On Tue, Dec 15, 2009 at 12:07 PM, Greg Stark <gsstark@mit.edu> wrote:
> On Tue, Dec 15, 2009 at 4:16 PM, Robert Haas <robertmhaas@gmail.com> wrot=
e:
>> I didn't know that, but it I think by the time malloc returns 0
>> usually other bad things are happening. =A0I don't think that's really
>> an answer.
>
> Only if, as Craig said and you disputed, you have overcommit enabled
> or lots of swap.
I definitely dispute that. :-)
I mean, typically what happens when you allocate a lot of memory is
that everything else on the system that's not in active use gets
pushed out of RAM to make room for the memory hog. So all of your
file cache goes away and not-recently-accessed portions of other
processes code and data segments get swapped out. The system becomes
crushingly slow and unresponsive. On my laptop, for example,
eventually as memory consumption increases you can't use Xwindows any
more because all of those processes have been pushed out to disk to
make room for the memory hog. Every time you move the mouse it faults
all those pages back in to try to redraw the screen. But as soon as
you stop it pushes them all back out again. It's difficult to reach
the point where malloc actually fails because as swapping increases
the activity of the system (including the runaway process) grinds
almost to a halt.
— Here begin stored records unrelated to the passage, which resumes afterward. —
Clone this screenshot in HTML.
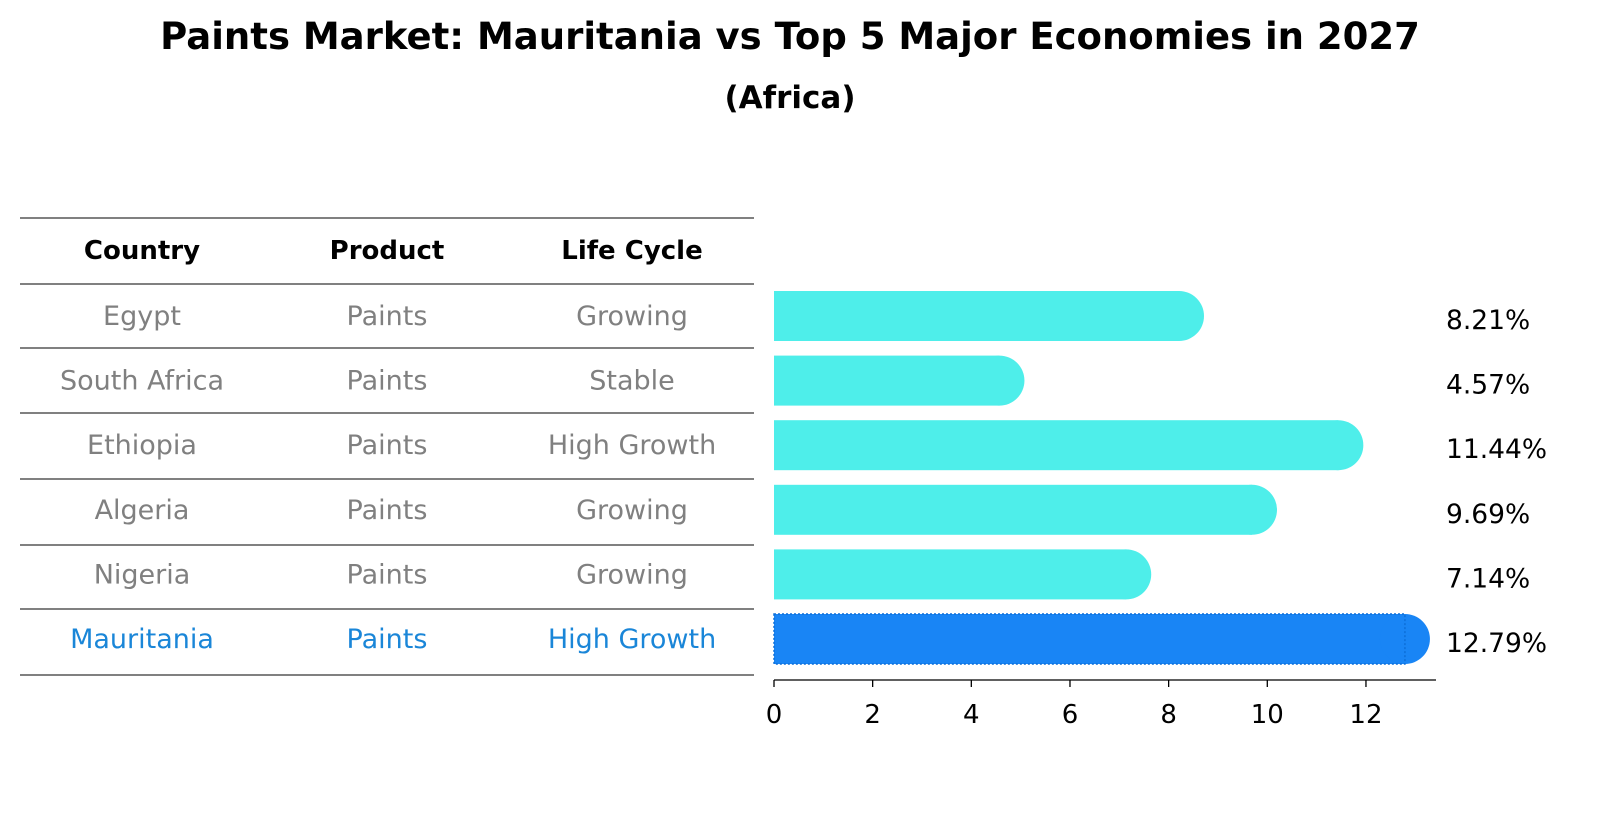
<!DOCTYPE html>
<html><head><meta charset="utf-8"><style>
body{margin:0;background:#fff;font-family:"Liberation Sans","DejaVu Sans",sans-serif;}
</style></head><body>
<svg width="1604" height="823" xmlns="http://www.w3.org/2000/svg" font-family="DejaVu Sans, Liberation Sans, sans-serif">
<text x="790" y="49" text-anchor="middle" font-size="37" font-weight="bold">Paints Market: Mauritania vs Top 5 Major Economies in 2027</text>
<text x="790" y="108" text-anchor="middle" font-size="31" font-weight="bold">(Africa)</text>
<g id="table"></g>
<g id="bars"></g>
</svg>
<script>
const countries=["Egypt","South Africa","Ethiopia","Algeria","Nigeria","Mauritania"];
const products=["Paints","Paints","Paints","Paints","Paints","Paints"];
const lifecycle=["Growing","Stable","High Growth","Growing","Growing","High Growth"];
const values=[8.21,4.57,11.44,9.69,7.14,12.79];
const xTicks=[0,2,4,6,8,10,12];
const NS="http://www.w3.org/2000/svg";
function mk(t,a,p){const e=document.createElementNS(NS,t);for(const k in a)e.setAttribute(k,a[k]);p.appendChild(e);return e;}
const X=v=>774+v*49.33;
const rowY=i=>316+i*64.6;
const tbl=document.getElementById('table');
const cols=[142,387,632];
const lines=[218,284,348,413,479,545,609,675];
lines.forEach(y=>{const l=mk('line',{x1:20,x2:754,y1:y,y2:y,stroke:'#000','stroke-width':1},tbl);

});
["Country","Product","Life Cycle"].forEach((h,j)=>{const t=mk('text',{x:cols[j],y:259,'text-anchor':'middle','font-size':26,'font-weight':'bold'},tbl);t.textContent=h;

});
countries.forEach((c,i)=>{const col=i===5?'#1a86d8':'#808080';
[c,products[i],lifecycle[i]].forEach((s,j)=>{const t=mk('text',{x:cols[j],y:rowY(i)+9,'text-anchor':'middle','font-size':27,fill:col},tbl);t.textContent=s;

});});
const g=document.getElementById('bars');
values.forEach((v,i)=>{const y=rowY(i);const col=i===5?'#1985F5':'#4EEEEA';
const r=mk('rect',{x:X(0),y:y-25,width:X(v)-X(0),height:50,fill:col},g);


const c=mk('circle',{cx:X(v),cy:y,r:25,fill:col},g);


if(i===5){const o=mk('rect',{x:X(0),y:y-25,width:X(v)-X(0),height:50,fill:'none',stroke:'#0d6fd8','stroke-dasharray':'2 2','stroke-width':1.5},g);

}
const t=mk('text',{x:1446,y:y+13,'font-size':26.5},g);t.textContent=v.toFixed(2)+'%';

});
const ax=mk('line',{x1:774,x2:1436,y1:680,y2:680,stroke:'#000','stroke-width':1.3},g);


xTicks.forEach(v=>{const l=mk('line',{x1:X(v),x2:X(v),y1:680,y2:687,stroke:'#000','stroke-width':1.3},g);


const t=mk('text',{x:X(v),y:723,'text-anchor':'middle','font-size':26},g);t.textContent=v;

});
</script>
</body></html>
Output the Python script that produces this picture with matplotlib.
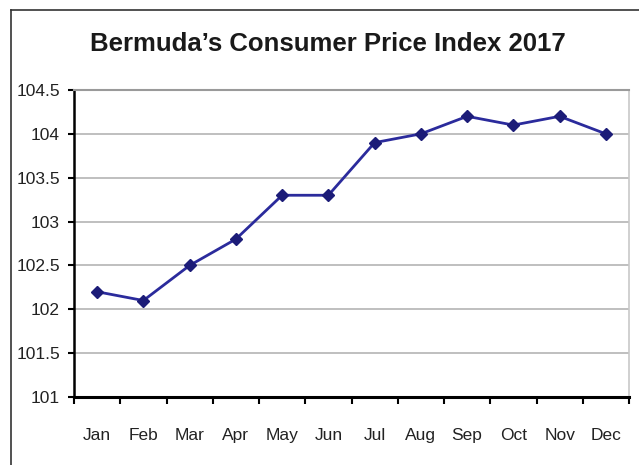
import matplotlib.pyplot as plt
from matplotlib.lines import Line2D
import numpy as np

months = ["Jan", "Feb", "Mar", "Apr", "May", "Jun",
          "Jul", "Aug", "Sep", "Oct", "Nov", "Dec"]
cpi = [102.2, 102.1, 102.5, 102.8, 103.3, 103.3,
       103.9, 104.0, 104.2, 104.1, 104.2, 104.0]
y_ticks = [101, 101.5, 102, 102.5, 103, 103.5, 104, 104.5]
y_labels = ["101", "101.5", "102", "102.5", "103", "103.5", "104", "104.5"]

plt.rcParams['font.family'] = ['Liberation Sans', 'DejaVu Sans']

fig = plt.figure(figsize=(6.39, 4.65), dpi=100)
ax = fig.add_axes([74 / 639, 1 - 397 / 465, 555 / 639, 307 / 465])

# frame around the whole chart (only top and left edges show)
fig.add_artist(Line2D([11 / 639, 1.0], [1 - 10 / 465] * 2, color="#333333", lw=1.2))
fig.add_artist(Line2D([11 / 639] * 2, [0.0, 1 - 10 / 465], color="#333333", lw=1.2))

x = np.arange(len(months)) + 0.5
ax.plot(x, cpi, color="#2b2b9c", lw=2, marker="D", markersize=6,
        markerfacecolor="#1c1c78", markeredgecolor="#1c1c78", zorder=3)

ax.set_xlim(0, 12)
ax.set_ylim(101, 104.5)
ax.set_yticks(y_ticks)
ax.set_yticklabels(y_labels)
ax.yaxis.grid(True, color="#b4b4b4", lw=1.2)
ax.set_axisbelow(True)

# ticks sit on the category boundaries, labels in the middle
ax.set_xticks(np.arange(13))
ax.set_xticklabels([])
ax.set_xticks(x, minor=True)
ax.set_xticklabels(months, minor=True)
ax.tick_params(axis="x", which="major", length=5, width=1.5, direction="out")
ax.tick_params(axis="x", which="minor", length=0, pad=22, labelsize=12.5, colors="#222222")
ax.tick_params(axis="y", length=4, width=1.5, direction="out", labelsize=12.5,
               colors="#222222", pad=6)
ax.tick_params(axis="both", color="black")

ax.spines["left"].set_linewidth(1.8)
ax.spines["bottom"].set_linewidth(2.2)
ax.spines["top"].set_color("#9a9a9a")
ax.spines["top"].set_linewidth(1.5)
ax.spines["right"].set_color("#c8c8c8")
ax.spines["right"].set_linewidth(1.2)

fig.text(328 / 639, 1 - 44 / 465, "Bermuda\u2019s Consumer Price Index 2017",
         ha="center", va="center", fontsize=18.5, fontweight="bold", color="#1a1a1a")

fig.savefig("out.png", dpi=100)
I'm not willing to wait that long for my
transaction to fail.
I suppose that I could fix this by getting rid of my swap partition
altogether, but that seems a rather extreme solution, and it's
certainly not the way most UNIX/Linux systems I run across are
configured, if for no other reason than that the operating system
configurator usually recommends creating one.
Am I all wet here? I thought waiting for malloc to fail was usually
considered a poor error recovery mechanism.